Москва, «приговорив» в свое время отозвать с удельных земель их многовековых хозяев, «красно украсивших» свои княжества такими городами, как Суздаль, Ростов Великий, Тверь, Переяславль, Серпухов, Ярославль, Владимир, пересадив их с княжьих столов на ступеньки государева трона, с тех пор эти и другие, совсем разные земли, очередным отчужденным от местных интересов наместничеством приговаривала к ординарности, безликости экономического и духовного развития. С обидой и горечью показывает в своем романе Мордовцев, как не дала История «отыграть вину жизни» и в земле Новгородской... А какой богатой — духовно и экономически — могла бы быть-состоять в России эта земля! Ни Лигурии или Сицилии в Италии, Баварии или Саксонии в Германии, Андалусии или Каталонии в Испании не уступила бы она — и темпераментом своих тароватых, рукодельных жителей, и своей легендарной торговлей-экономикой, и одними из старейших в Европе традициями истинно духовной культуры и народоправства. Но... рушится сейчас, в эти дни (а вовсе не в романе Мордовцева), кремль Новгорода, осыпаются росписи в храмах, но нет сил у нынешних его жителей — ни материальных, ни душевных, поднять его стены, удержать многоцветие жизни своих предков.

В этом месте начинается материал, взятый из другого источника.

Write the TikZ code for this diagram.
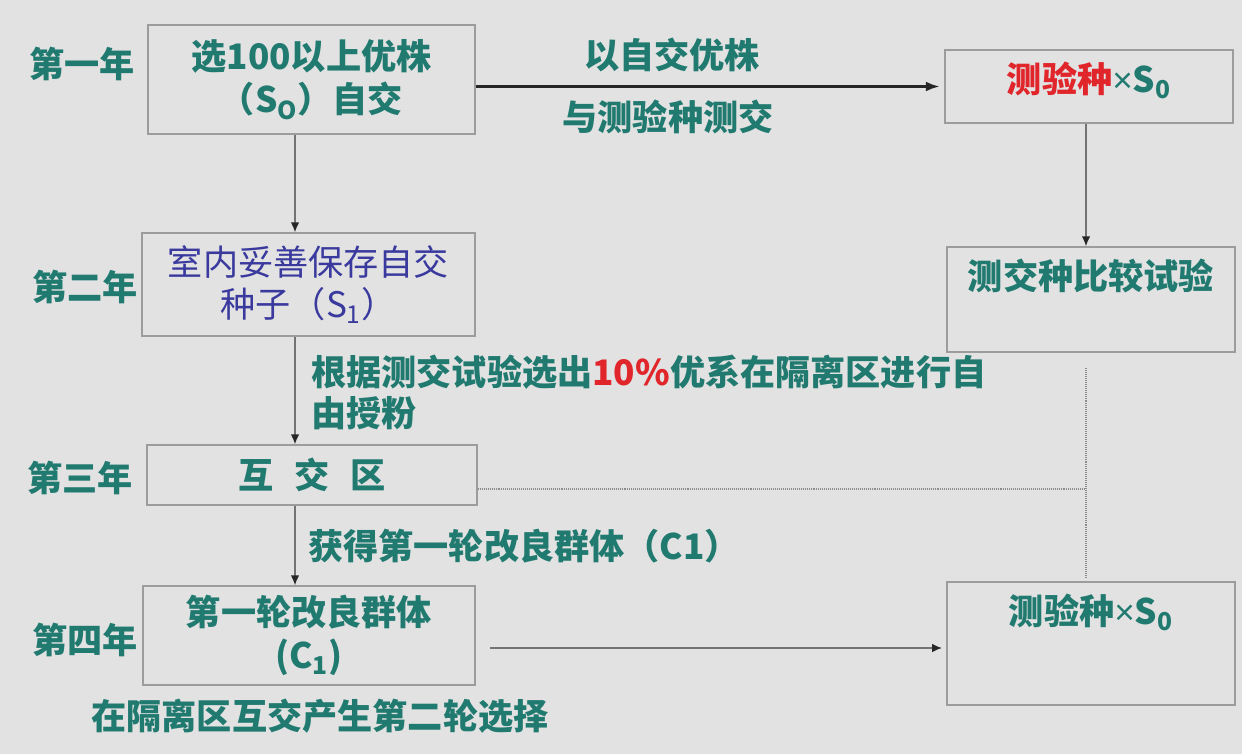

Как — примерно в тех же исторических обстоятельствах — не верила Москва слезам и других объединяемых ею земель, рассказывает Мордовцев в исторической фреске «Поиманы есте Богом и великим государем» (о покорении Пскова) и в повести, вошедшей в настоящий сборник и давшей ему название, — повести о пресечении своеволия и народоправства Хлынова (ныне — город Киров), о присоединении к Русскому государству всей Вятской земли. Впрочем, надо здесь же сказать, что «своеволие» это иногда носило характер ушкуйничества — как в отношениях хлыновцев со своими соседями-устюжанами, так и в авантюрах, подобных неожиданному для Золотой Орды захвату и разграблению хлыновцами в 1471 году ее столицы Сарая... Расплачиваться за которые, как и в прошлых таких «Игоревых походах», приходилось всем русским. Сказать здесь надо и о том, что, конечно, не грехопадение новгородских «женок» и побег их из города с молодыми дружинниками стали причиной основания Хлынова. Эта романическая фантазия автора, видимо, необходима ему для того, чтобы нагляднее показать последующую, исторически достоверную драму города (основали Хлынов действительно новгородцы, сбежав сюда после одного из неудачных своих восстаний против правивших тогда у них суздальских князей).


О том, что в Архангельском соборе Кремля лежит не святомученик царевич Дмитрий, а кто-то другой, будто бы «всего-то попов сын», историки говорят уже несколько веков. Хотя, если и вправду вместо него положили другого ребенка, разве тот, убиенный не только невинно, но и для спасения царевича, не стал перед Богом святым страстотерпцем вдвойне? Но то — перед Богом!..

В романе «Лжедимитрий» Мордовцев, хотя и приводит множество доказательств того, что убили в Угличе, может быть, «не того», сам, однако, в это не верит. У него в романе другое: Лжедмитрий — не Отрепьев! «Гришка-расстрига» сам по себе, хотя и рядом с Лжедмитрием от самого начала его пути на трон и почти до самого его конца.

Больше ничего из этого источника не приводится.